En nuestro país la pena de muerte se abolió completamente en el año 2005, aunque existe legalmente en un buen número de naciones. Desde el punto de vista moral a lo largo de los siglos se aceptó la licitud de esta pena aplicada por la autoridad. Sin embargo, se ha ido llegando a una mayor conciencia sobre el tema desde varios puntos de vista.
En la Iglesia Católica se puede apreciar un interesante cambio al numeral 2267 del Catecismo, con el cual se lleva cabo una precisión. El texto anterior constataba primero que, tradicionalmente, no se excluía el uso de la pena de muerte a condición de que fuera "el único camino posible para defender eficazmente del agresor injusto las vidas humanas". Después aclaraba que, si bastaban los medios incruentos para proteger a las personas, había que atenerse a tales medios incruentos y no a la pena de muerte. Añadía además que en las circunstancias actuales sería muy raro tener que recurrir a la pena de muerte como algo necesario.
El 2 de agosto de 2018, el papa Francisco decidió que se diera todavía un paso más y mandó que se modificara el texto de ese numeral Catecismo, que queda de este modo: "Durante mucho tiempo el recurso a la pena de muerte por parte de la autoridad legítima, después de un debido proceso, fue considerado una respuesta apropiada a la gravedad de algunos delitos y un medio admisible, aunque extremo, para la tutela del bien común.
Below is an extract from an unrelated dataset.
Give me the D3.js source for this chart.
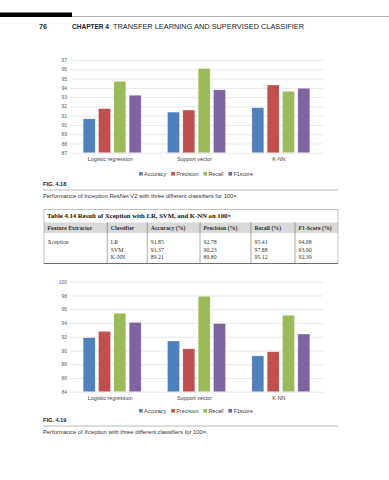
<!DOCTYPE html>
<html>
<head>
<meta charset="utf-8">
<script src="https://cdn.jsdelivr.net/npm/d3@7"></script>
<style>
  body { margin: 0; background: #fff; }
  svg { display: block; }
</style>
</head>
<body>
<div class="main"></div>
<script>
const categories = ["Logistic regression", "Support vector", "K-NN"]
const metrics = ["Accuracy", "Precision", "Recall", "F1score"]
const colors = ["#4f81bd", "#c0504d", "#9bbb59", "#8064a2"]

// Fig 4.18 - Inception ResNet V2
const inceptionValues = [
    [90.65, 91.75, 94.68, 93.2],
    [91.38, 91.6, 96.08, 93.78],
    [91.85, 94.3, 93.62, 93.95]
]
const inceptionTicks = [87, 88, 89, 90, 91, 92, 93, 94, 95, 96, 97]

// Table 4.14 / Fig 4.19 - Xception
const tableClassifiers = ["LR", "SVM", "K-NN"]
const tableHeaders = ["Feature Extractor", "Classifier", "Accuracy (%)", "Precision (%)", "Recall (%)", "F1-Score (%)"]
const xceptionValues = [
    [91.85, 92.78, 95.41, 94.08],
    [91.37, 90.23, 97.88, 93.90],
    [89.21, 89.80, 95.12, 92.39]
]
const xceptionTicks = [84, 86, 88, 90, 92, 94, 96, 98, 100]

const W = 389, H = 480
const svg = d3.select(".main").append("svg")
    .attr("width", W).attr("height", H)

const sans = "'Liberation Sans', Arial, sans-serif"
const serif = "'Liberation Serif', 'Times New Roman', serif"

// page header
svg.append("rect").attr("x", 0).attr("y", 12.5).attr("width", 72).attr("height", 4.5).attr("fill", "#000")
svg.append("line").attr("x1", 72).attr("x2", W).attr("y1", 16.5).attr("y2", 16.5)
    .attr("stroke", "#8c8c8c").attr("stroke-width", 0.7)
svg.append("text").attr("x", 39).attr("y", 28.5).attr("font-family", sans).attr("font-size", 7.4)
    .attr("font-weight", "bold").attr("fill", "#222").text("76")
svg.append("text").attr("x", 72).attr("y", 28.5).attr("font-family", sans).attr("font-size", 7.4)
    .attr("font-weight", "bold").attr("fill", "#222").attr("textLength", 37).attr("lengthAdjust", "spacingAndGlyphs")
    .text("CHAPTER 4")
svg.append("text").attr("x", 113).attr("y", 28.5).attr("font-family", sans).attr("font-size", 7.4)
    .attr("fill", "#222").attr("textLength", 191).attr("lengthAdjust", "spacingAndGlyphs")
    .text("TRANSFER LEARNING AND SUPERVISED CLASSIFIER")

function barChart(values, ticks, top, bottom, catY, legendY) {
    const g = svg.append("g")
    const y = d3.scaleLinear().domain([ticks[0], ticks[ticks.length - 1]]).range([bottom, top])
    const x0 = d3.scaleBand().domain(categories).range([70, 323]).padding(0)
    const x1 = d3.scaleBand().domain(metrics).range([0, x0.bandwidth()])
        .paddingInner(0.22).paddingOuter(0.86)

    const axis = g.append("g").attr("transform", "translate(70,0)")
        .call(d3.axisLeft(y).tickValues(ticks).tickSize(-253).tickPadding(3))
    axis.select(".domain").remove()
    axis.selectAll(".tick line").attr("stroke", "#d9d9d9").attr("stroke-width", 0.6)
    axis.selectAll(".tick text").attr("font-family", sans).attr("font-size", 5).attr("fill", "#595959")

    g.selectAll(".grp").data(values).join("g")
        .attr("transform", (d, i) => `translate(${x0(categories[i])},0)`)
        .selectAll("rect").data(d => d).join("rect")
        .attr("x", (d, j) => x1(metrics[j]))
        .attr("width", x1.bandwidth())
        .attr("y", d => y(d))
        .attr("height", d => y(ticks[0]) - y(d))
        .attr("fill", (d, j) => colors[j])
        .attr("stroke", "#fff").attr("stroke-opacity", 0.5).attr("stroke-width", 0.5)

    g.selectAll(".cat").data(categories).join("text")
        .attr("x", d => x0(d) + x0.bandwidth() / 2 - 2)
        .attr("y", catY).attr("text-anchor", "middle")
        .attr("font-family", sans).attr("font-size", 5.4).attr("fill", "#404040")
        .text(d => d)

    // legend
    const lg = g.append("g")
    let lx = 0
    metrics.forEach((m, i) => {
        lg.append("rect").attr("x", lx).attr("y", legendY - 2).attr("width", 3.6).attr("height", 3.6).attr("fill", colors[i])
        const t = lg.append("text").attr("x", lx + 5).attr("y", legendY + 1.8)
            .attr("font-family", sans).attr("font-size", 5.4).attr("fill", "#404040").text(m)
        lx += 5 + t.node().getComputedTextLength() + 5
    })
    lg.attr("transform", `translate(${196 - (lx - 5) / 2},0)`)
}

function figCaption(label, text, yLabel) {
    svg.append("text").attr("x", 43).attr("y", yLabel).attr("font-family", sans).attr("font-size", 5.6)
        .attr("font-weight", "bold").attr("fill", "#222").text(label)
    svg.append("line").attr("x1", 43).attr("x2", 338).attr("y1", yLabel + 4).attr("y2", yLabel + 4)
        .attr("stroke", "#8c8c8c").attr("stroke-width", 0.6)
    svg.append("text").attr("x", 43).attr("y", yLabel + 11.5).attr("font-family", sans).attr("font-size", 5.8)
        .attr("fill", "#333").text(text)
}

barChart(inceptionValues, inceptionTicks, 60, 152.7, 161, 174)
figCaption("FIG. 4.18", "Performance of Inception ResNet V2 with three different classifiers for 100\u00d7.", 186)

// table
const tb = svg.append("g")
const tL = 44, tR = 338, tTop = 209.5, hTop = 222.5, hBot = 233, tBot = 263.5
const colX = [44, 107.3, 147.3, 200, 251, 295]
tb.append("rect").attr("x", tL).attr("y", hTop).attr("width", tR - tL).attr("height", hBot - hTop).attr("fill", "#d9d9d9")
tb.append("rect").attr("x", tL).attr("y", tTop).attr("width", tR - tL).attr("height", tBot - tTop)
    .attr("fill", "none").attr("stroke", "#9a9a9a").attr("stroke-width", 0.6)
tb.append("line").attr("x1", tL).attr("x2", tR).attr("y1", tBot).attr("y2", tBot).attr("stroke", "#555").attr("stroke-width", 0.8)
tb.selectAll(".vl").data(colX.slice(1)).join("line")
    .attr("x1", d => d).attr("x2", d => d).attr("y1", hTop).attr("y2", tBot)
    .attr("stroke", "#555").attr("stroke-width", 0.5)
tb.append("text").attr("x", 47).attr("y", 217.5).attr("font-family", serif).attr("font-weight", "bold")
    .attr("font-size", 6.7).attr("fill", "#111").text("Table 4.14  Result of Xception with LR, SVM, and K-NN on 100\u00d7")
tb.selectAll(".th").data(tableHeaders).join("text")
    .attr("x", (d, i) => colX[i] + 3.5).attr("y", 230)
    .attr("font-family", serif).attr("font-weight", "bold").attr("font-size", 5.8).attr("fill", "#333")
    .text(d => d)
const rowY = [244, 251.6, 259.2]
tb.append("text").attr("x", colX[0] + 3.5).attr("y", rowY[0]).attr("font-family", serif)
    .attr("font-size", 5.8).attr("fill", "#333").text("Xception")
tableClassifiers.forEach((c, r) => {
    const row = [c].concat(xceptionValues[r].map(v => v.toFixed(2)))
    tb.selectAll(".r" + r).data(row).join("text")
        .attr("x", (d, i) => colX[i + 1] + 3.5).attr("y", rowY[r])
        .attr("font-family", serif).attr("font-size", 5.8).attr("fill", "#333")
        .text(d => d)
})

barChart(xceptionValues, xceptionTicks, 281.7, 391.7, 399.8, 411)
figCaption("FIG. 4.19", "Performance of Xception with three different classifiers for 100\u00d7.", 422)
</script>
</body>
</html>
Hoy está cada vez más viva la conciencia de que la dignidad de la persona no se pierde ni siquiera después de haber cometido crímenes muy graves.
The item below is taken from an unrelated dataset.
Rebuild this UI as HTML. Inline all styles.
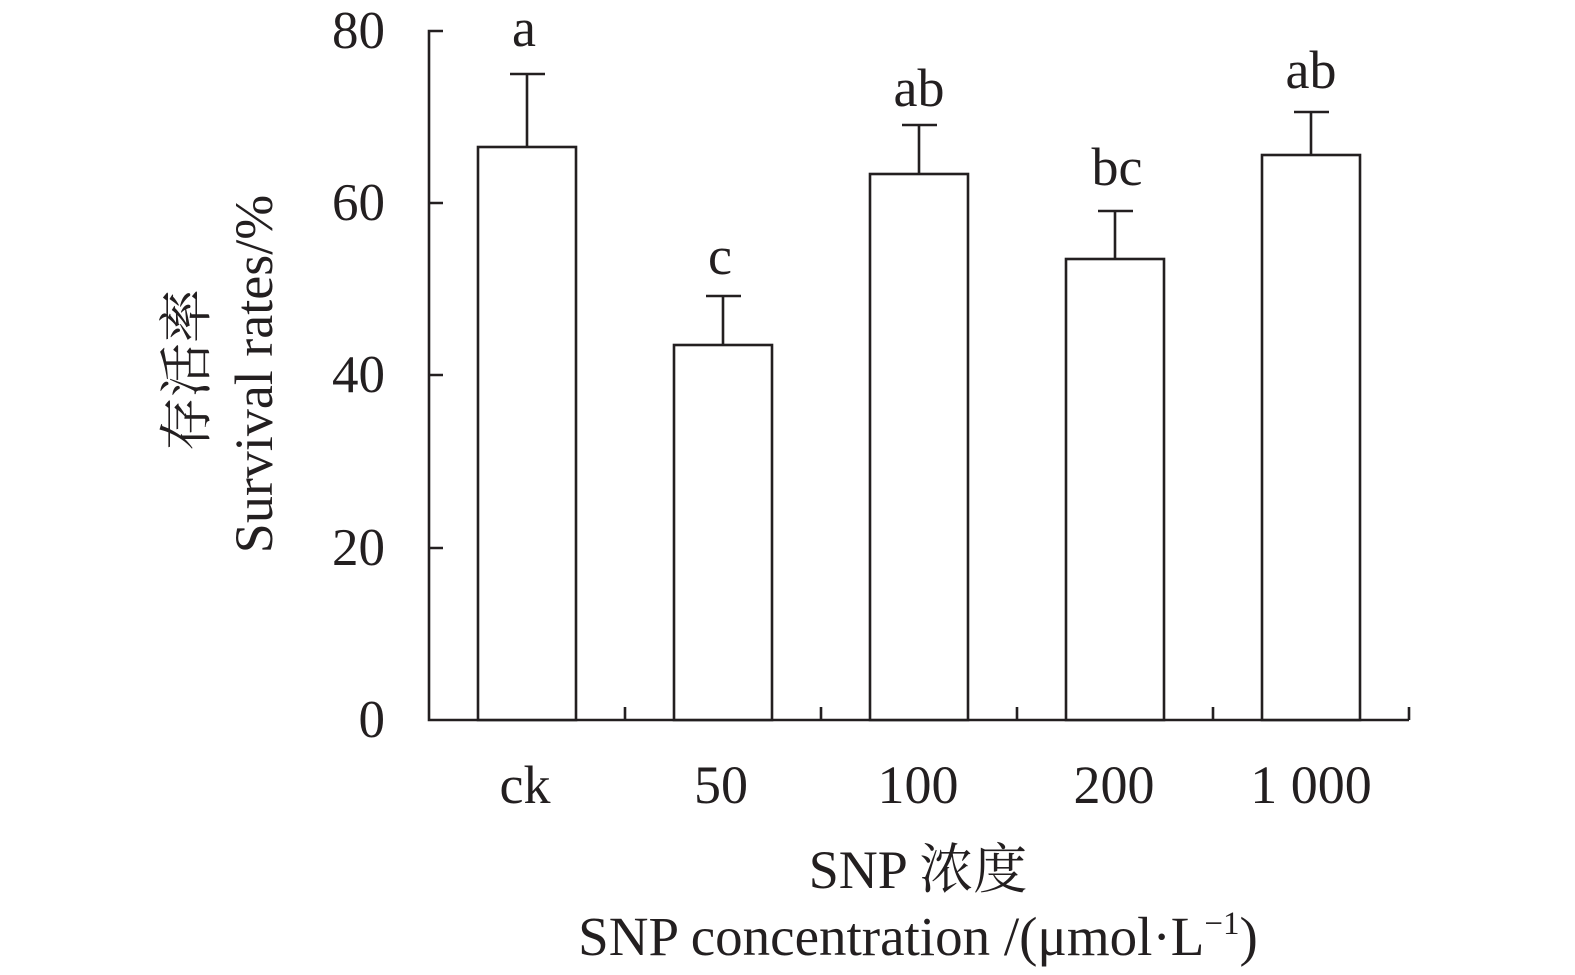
<!DOCTYPE html>
<html><head><meta charset="utf-8"><style>
html,body{margin:0;padding:0;background:#fff;}
svg{display:block;}
text{font-family:"Liberation Serif","Noto Serif CJK SC",serif;fill:#231f20;}
</style></head><body>
<svg width="1575" height="975" viewBox="0 0 1575 975" xmlns="http://www.w3.org/2000/svg">
<g stroke="#231f20" stroke-width="2.6" fill="none">
<path d="M443 31 H429 V720 H1409"/>
<path d="M429 203 H443 M429 375 H443 M429 548 H443"/>
<path d="M625 720 V707 M821 720 V707 M1017 720 V707 M1213 720 V707 M1409 720 V707"/>
<rect x="478" y="147" width="98" height="573" fill="#fff"/>
<rect x="674" y="345" width="98" height="375" fill="#fff"/>
<rect x="870" y="174" width="98" height="546" fill="#fff"/>
<rect x="1066" y="259" width="98" height="461" fill="#fff"/>
<rect x="1262" y="155" width="98" height="565" fill="#fff"/>
<path d="M527 147 V74 M510 74 H545"/>
<path d="M723 345 V296 M706 296 H741"/>
<path d="M919 174 V125 M902 125 H937"/>
<path d="M1115 259 V211 M1098 211 H1133"/>
<path d="M1311 155 V112 M1294 112 H1329"/>
</g>
<g font-size="53" text-anchor="end">
<text x="385" y="48">80</text>
<text x="385" y="220">60</text>
<text x="385" y="392">40</text>
<text x="385" y="565">20</text>
<text x="385" y="737">0</text>
</g>
<g font-size="54" text-anchor="middle">
<text x="524" y="46">a</text>
<text x="720" y="274">c</text>
<text x="919" y="106">ab</text>
<text x="1117" y="185">bc</text>
<text x="1311" y="88">ab</text>
<text x="525" y="803">ck</text>
<text x="721" y="803">50</text>
<text x="918" y="803">100</text>
<text x="1114" y="803">200</text>
<text x="1311" y="803">1 000</text>
<text x="918" y="888">SNP 浓度</text>
<text x="918" y="955" font-size="55">SNP concentration /(μmol·L<tspan font-size="33" dy="-21">−1</tspan><tspan dy="21">)</tspan></text>
</g>
<g font-size="54" text-anchor="middle">
<text transform="translate(205,370) rotate(-90)">存活率</text>
<text transform="translate(272,374) rotate(-90)">Survival rates/%</text>
</g>
</svg>
</body></html>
Además, se ha extendido una nueva comprensión acerca del sentido de las sanciones penales por parte del Estado. En fin, se han implementado sistemas de detención más eficaces, que garantizan la necesaria defensa de los ciudadanos, pero que, al mismo tiempo, no le quitan al reo la posibilidad de redimirse definitivamente. Por tanto, la Iglesia enseña, a la luz del Evangelio, que «la pena de muerte es inadmisible, porque atenta contra la inviolabilidad y la dignidad de la persona», y se compromete con determinación a su abolición en todo el mundo".
El paso dado por Francisco está en la línea que la versión anterior ya proponía, pero se vuelve más exigente apoyándose en tres puntos, que son la dignidad humana, la naturaleza de las sanciones penales y la existencia de medios más eficaces para defender a las personas y para que cambie el agresor. El cambio, por tanto, no se halla en los principios morales, sino en su aplicación para nuestro tiempo.